→ Exercise aim
Set down all of the data exactly as it appears.

→ Data
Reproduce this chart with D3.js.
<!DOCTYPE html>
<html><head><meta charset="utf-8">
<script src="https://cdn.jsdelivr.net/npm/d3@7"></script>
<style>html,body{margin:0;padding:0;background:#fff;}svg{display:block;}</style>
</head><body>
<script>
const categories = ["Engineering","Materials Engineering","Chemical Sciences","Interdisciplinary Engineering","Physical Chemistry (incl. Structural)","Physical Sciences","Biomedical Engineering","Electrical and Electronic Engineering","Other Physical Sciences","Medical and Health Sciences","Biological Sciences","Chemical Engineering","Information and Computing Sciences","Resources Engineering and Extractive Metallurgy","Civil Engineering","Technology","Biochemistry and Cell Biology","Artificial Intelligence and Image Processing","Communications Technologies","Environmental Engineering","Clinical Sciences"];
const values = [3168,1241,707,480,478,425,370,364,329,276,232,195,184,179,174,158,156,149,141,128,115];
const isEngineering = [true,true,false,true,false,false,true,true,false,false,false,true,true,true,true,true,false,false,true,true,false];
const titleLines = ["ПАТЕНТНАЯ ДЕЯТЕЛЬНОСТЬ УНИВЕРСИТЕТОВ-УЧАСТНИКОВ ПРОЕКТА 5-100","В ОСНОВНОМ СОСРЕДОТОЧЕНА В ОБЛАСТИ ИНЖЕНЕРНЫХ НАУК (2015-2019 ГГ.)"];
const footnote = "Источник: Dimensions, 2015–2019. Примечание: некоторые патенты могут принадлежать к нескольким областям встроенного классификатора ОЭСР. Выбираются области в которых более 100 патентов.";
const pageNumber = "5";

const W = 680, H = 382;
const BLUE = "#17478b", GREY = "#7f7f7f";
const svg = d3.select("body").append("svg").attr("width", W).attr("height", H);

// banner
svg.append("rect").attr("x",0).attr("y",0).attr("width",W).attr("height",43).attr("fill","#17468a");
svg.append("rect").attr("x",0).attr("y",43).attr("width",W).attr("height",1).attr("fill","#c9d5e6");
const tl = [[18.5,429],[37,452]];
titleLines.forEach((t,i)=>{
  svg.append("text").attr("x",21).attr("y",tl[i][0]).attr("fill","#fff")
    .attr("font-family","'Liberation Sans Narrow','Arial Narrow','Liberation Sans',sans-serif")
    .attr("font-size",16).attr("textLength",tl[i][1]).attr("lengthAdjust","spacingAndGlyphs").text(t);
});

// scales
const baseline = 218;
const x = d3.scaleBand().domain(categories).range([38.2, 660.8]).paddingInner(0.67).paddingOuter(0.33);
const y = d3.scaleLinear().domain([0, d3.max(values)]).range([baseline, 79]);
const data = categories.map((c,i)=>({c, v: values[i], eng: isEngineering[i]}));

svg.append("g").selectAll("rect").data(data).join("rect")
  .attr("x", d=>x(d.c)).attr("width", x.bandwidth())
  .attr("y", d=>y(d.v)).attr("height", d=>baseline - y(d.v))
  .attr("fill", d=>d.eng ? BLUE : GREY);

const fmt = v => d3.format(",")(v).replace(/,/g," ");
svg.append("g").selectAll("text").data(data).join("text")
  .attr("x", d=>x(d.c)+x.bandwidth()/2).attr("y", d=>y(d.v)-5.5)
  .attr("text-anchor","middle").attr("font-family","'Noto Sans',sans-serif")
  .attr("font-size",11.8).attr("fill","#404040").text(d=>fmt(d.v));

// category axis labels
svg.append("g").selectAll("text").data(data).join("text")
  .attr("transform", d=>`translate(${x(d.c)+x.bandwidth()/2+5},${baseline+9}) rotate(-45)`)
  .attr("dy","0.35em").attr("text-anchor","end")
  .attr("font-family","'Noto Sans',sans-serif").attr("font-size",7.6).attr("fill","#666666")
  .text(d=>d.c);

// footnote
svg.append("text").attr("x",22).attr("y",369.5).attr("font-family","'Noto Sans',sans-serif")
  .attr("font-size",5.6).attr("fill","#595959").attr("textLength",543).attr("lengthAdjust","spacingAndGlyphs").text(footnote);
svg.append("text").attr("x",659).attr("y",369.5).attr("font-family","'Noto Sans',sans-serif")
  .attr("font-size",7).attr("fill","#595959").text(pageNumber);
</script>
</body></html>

→ Expected output
Reproduce this chart with D3.js.
<!DOCTYPE html>
<html><head><meta charset="utf-8">
<script src="https://cdn.jsdelivr.net/npm/d3@7"></script>
<style>html,body{margin:0;padding:0;background:#fff;}svg{display:block;}</style>
</head><body>
<script>
const categories = ["Engineering","Materials Engineering","Chemical Sciences","Interdisciplinary Engineering","Physical Chemistry (incl. Structural)","Physical Sciences","Biomedical Engineering","Electrical and Electronic Engineering","Other Physical Sciences","Medical and Health Sciences","Biological Sciences","Chemical Engineering","Information and Computing Sciences","Resources Engineering and Extractive Metallurgy","Civil Engineering","Technology","Biochemistry and Cell Biology","Artificial Intelligence and Image Processing","Communications Technologies","Environmental Engineering","Clinical Sciences"];
const values = [3168,1241,707,480,478,425,370,364,329,276,232,195,184,179,174,158,156,149,141,128,115];
const isEngineering = [true,true,false,true,false,false,true,true,false,false,false,true,true,true,true,true,false,false,true,true,false];
const titleLines = ["ПАТЕНТНАЯ ДЕЯТЕЛЬНОСТЬ УНИВЕРСИТЕТОВ-УЧАСТНИКОВ ПРОЕКТА 5-100","В ОСНОВНОМ СОСРЕДОТОЧЕНА В ОБЛАСТИ ИНЖЕНЕРНЫХ НАУК (2015-2019 ГГ.)"];
const footnote = "Источник: Dimensions, 2015–2019. Примечание: некоторые патенты могут принадлежать к нескольким областям встроенного классификатора ОЭСР. Выбираются области в которых более 100 патентов.";
const pageNumber = "5";

const W = 680, H = 382;
const BLUE = "#17478b", GREY = "#7f7f7f";
const svg = d3.select("body").append("svg").attr("width", W).attr("height", H);

// banner
svg.append("rect").attr("x",0).attr("y",0).attr("width",W).attr("height",43).attr("fill","#17468a");
svg.append("rect").attr("x",0).attr("y",43).attr("width",W).attr("height",1).attr("fill","#c9d5e6");
const tl = [[18.5,429],[37,452]];
titleLines.forEach((t,i)=>{
  svg.append("text").attr("x",21).attr("y",tl[i][0]).attr("fill","#fff")
    .attr("font-family","'Liberation Sans Narrow','Arial Narrow','Liberation Sans',sans-serif")
    .attr("font-size",16).attr("textLength",tl[i][1]).attr("lengthAdjust","spacingAndGlyphs").text(t);
});

// scales
const baseline = 218;
const x = d3.scaleBand().domain(categories).range([38.2, 660.8]).paddingInner(0.67).paddingOuter(0.33);
const y = d3.scaleLinear().domain([0, d3.max(values)]).range([baseline, 79]);
const data = categories.map((c,i)=>({c, v: values[i], eng: isEngineering[i]}));

svg.append("g").selectAll("rect").data(data).join("rect")
  .attr("x", d=>x(d.c)).attr("width", x.bandwidth())
  .attr("y", d=>y(d.v)).attr("height", d=>baseline - y(d.v))
  .attr("fill", d=>d.eng ? BLUE : GREY);

const fmt = v => d3.format(",")(v).replace(/,/g," ");
svg.append("g").selectAll("text").data(data).join("text")
  .attr("x", d=>x(d.c)+x.bandwidth()/2).attr("y", d=>y(d.v)-5.5)
  .attr("text-anchor","middle").attr("font-family","'Noto Sans',sans-serif")
  .attr("font-size",11.8).attr("fill","#404040").text(d=>fmt(d.v));

// category axis labels
svg.append("g").selectAll("text").data(data).join("text")
  .attr("transform", d=>`translate(${x(d.c)+x.bandwidth()/2+5},${baseline+9}) rotate(-45)`)
  .attr("dy","0.35em").attr("text-anchor","end")
  .attr("font-family","'Noto Sans',sans-serif").attr("font-size",7.6).attr("fill","#666666")
  .text(d=>d.c);

// footnote
svg.append("text").attr("x",22).attr("y",369.5).attr("font-family","'Noto Sans',sans-serif")
  .attr("font-size",5.6).attr("fill","#595959").attr("textLength",543).attr("lengthAdjust","spacingAndGlyphs").text(footnote);
svg.append("text").attr("x",659).attr("y",369.5).attr("font-family","'Noto Sans',sans-serif")
  .attr("font-size",7).attr("fill","#595959").text(pageNumber);
</script>
</body></html>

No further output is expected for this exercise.